● **Short task**: Look at the data below and print exactly the lines from its first line through the line with "const yTicks = [0, 0.1, 0.2, 0.3, 0.4, 0.5, 0.6];"; the pictures stay out of the copy.

● **Given material**:
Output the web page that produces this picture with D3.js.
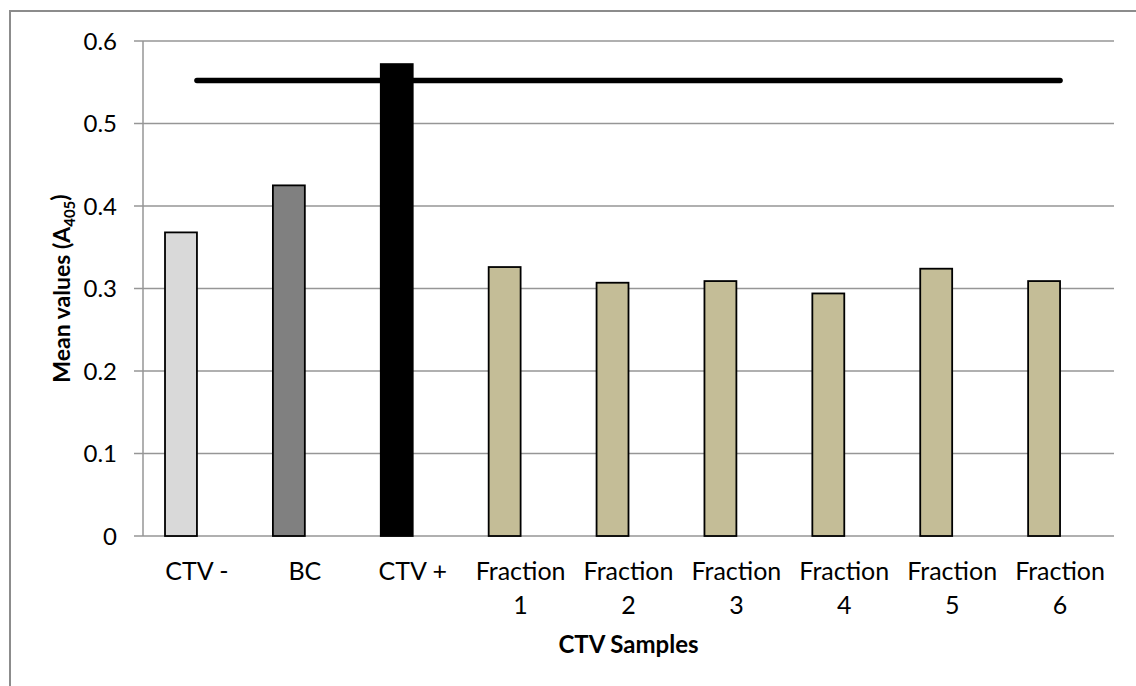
<!DOCTYPE html>
<html>
<head>
<meta charset="utf-8">
<script src="https://cdn.jsdelivr.net/npm/d3@7"></script>
<style>
  html, body { margin: 0; padding: 0; background: #fff; }
  svg { display: block; }
  text { font-family: Lato, "Open Sans", sans-serif; fill: #000; }
</style>
</head>
<body>
<svg id="chart" width="1136" height="686"></svg>
<script>
// Sample categories (multi-line labels split on "\n")
const categories = ["CTV -", "BC", "CTV +", "Fraction\n1", "Fraction\n2", "Fraction\n3", "Fraction\n4", "Fraction\n5", "Fraction\n6"];
// Mean absorbance at 405 nm per sample
const meanValues = [0.368, 0.425, 0.572, 0.326, 0.307, 0.309, 0.294, 0.324, 0.309];
// Bar fills per sample
const barColors = ["#d9d9d9", "#808080", "#000000", "#c4bd97", "#c4bd97", "#c4bd97", "#c4bd97", "#c4bd97", "#c4bd97"];
// Cut-off level drawn across all samples
const cutoffValues = [0.552, 0.552, 0.552, 0.552, 0.552, 0.552, 0.552, 0.552, 0.552];
const yTicks = [0, 0.1, 0.2, 0.3, 0.4, 0.5, 0.6];

const svg = d3.select("#chart");
const W = 1136, H = 686;
const plot = { left: 143, right: 1114, top: 41, bottom: 536 };

// Outer chart frame
svg.append("rect")
  .attr("x", 10).attr("y", 11)
  .attr("width", W + 40).attr("height", H + 40)
  .attr("fill", "none").attr("stroke", "#8c8c8c").attr("stroke-width", 2);

const x = d3.scaleBand().domain(categories).range([plot.left, plot.right]).padding(0);
const y = d3.scaleLinear().domain([0, 0.6]).range([plot.bottom, plot.top]);

// Horizontal gridlines
svg.append("g").selectAll("line").data(yTicks).join("line")
  .attr("x1", plot.left - 9).attr("x2", plot.right)
  .attr("y1", d => y(d)).attr("y2", d => y(d))
  .attr("stroke", "#969696").attr("stroke-width", 1.5);

// Vertical value axis line
svg.append("line")
  .attr("x1", plot.left).attr("x2", plot.left)
  .attr("y1", y(0.6)).attr("y2", y(0))
  .attr("stroke", "#969696").attr("stroke-width", 1.5);

// Y tick labels
svg.append("g").selectAll("text").data(yTicks).join("text")
  .attr("x", 117).attr("y", d => y(d))
  .attr("dy", "0.36em")
  .attr("text-anchor", "end")
  .style("font-size", "24px")
  .text(d => d === 0 ? "0" : d3.format(".1f")(d));

// Bars sit just left of each category centre
const barW = x.bandwidth() * 0.296;
svg.append("g").selectAll("rect").data(categories).join("rect")
  .attr("x", (d) => x(d) + x.bandwidth() / 2 - barW)
  .attr("y", (d, i) => y(meanValues[i]))
  .attr("width", barW)
  .attr("height", (d, i) => y(0) - y(meanValues[i]))
  .attr("fill", (d, i) => barColors[i])
  .attr("stroke", "#000").attr("stroke-width", 1.8);

// Cut-off line through category centres
const line = d3.line()
  .x((d, i) => x(categories[i]) + x.bandwidth() / 2)
  .y(d => y(d));
svg.append("path")
  .datum(cutoffValues)
  .attr("d", line)
  .attr("fill", "none")
  .attr("stroke", "#000").attr("stroke-width", 5.5)
  .attr("stroke-linecap", "round");

// Category labels
const catG = svg.append("g");
categories.forEach(c => {
  const cx = x(c) + x.bandwidth() / 2;
  const t = catG.append("text")
    .attr("x", cx)
    .attr("y", 571)
    .attr("text-anchor", "middle")
    .style("font-size", "25px");
  c.split("\n").forEach((part, k) => {
    t.append("tspan")
      .attr("x", cx)
      .attr("dy", k === 0 ? "0.35em" : "1.36em")
      .text(part);
  });
});

// X axis title
svg.append("text")
  .attr("x", (plot.left + plot.right) / 2)
  .attr("y", 645)
  .attr("dy", "0.35em")
  .attr("text-anchor", "middle")
  .style("font-size", "24px").style("font-weight", "bold")
  .text("CTV Samples");

// Y axis title with subscript
const yt = svg.append("text")
  .attr("transform", `translate(70, ${(plot.top + plot.bottom) / 2}) rotate(-90)`)
  .attr("text-anchor", "middle")
  .style("font-size", "23px").style("font-weight", "bold");
yt.append("tspan").text("Mean values (A");
yt.append("tspan").attr("dy", "0.3em").style("font-size", "15px").text("405");
yt.append("tspan").attr("dy", "-0.3em").text(")");
</script>
</body>
</html>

● **Full output**:
Output the web page that produces this picture with D3.js.
<!DOCTYPE html>
<html>
<head>
<meta charset="utf-8">
<script src="https://cdn.jsdelivr.net/npm/d3@7"></script>
<style>
  html, body { margin: 0; padding: 0; background: #fff; }
  svg { display: block; }
  text { font-family: Lato, "Open Sans", sans-serif; fill: #000; }
</style>
</head>
<body>
<svg id="chart" width="1136" height="686"></svg>
<script>
// Sample categories (multi-line labels split on "\n")
const categories = ["CTV -", "BC", "CTV +", "Fraction\n1", "Fraction\n2", "Fraction\n3", "Fraction\n4", "Fraction\n5", "Fraction\n6"];
// Mean absorbance at 405 nm per sample
const meanValues = [0.368, 0.425, 0.572, 0.326, 0.307, 0.309, 0.294, 0.324, 0.309];
// Bar fills per sample
const barColors = ["#d9d9d9", "#808080", "#000000", "#c4bd97", "#c4bd97", "#c4bd97", "#c4bd97", "#c4bd97", "#c4bd97"];
// Cut-off level drawn across all samples
const cutoffValues = [0.552, 0.552, 0.552, 0.552, 0.552, 0.552, 0.552, 0.552, 0.552];
const yTicks = [0, 0.1, 0.2, 0.3, 0.4, 0.5, 0.6];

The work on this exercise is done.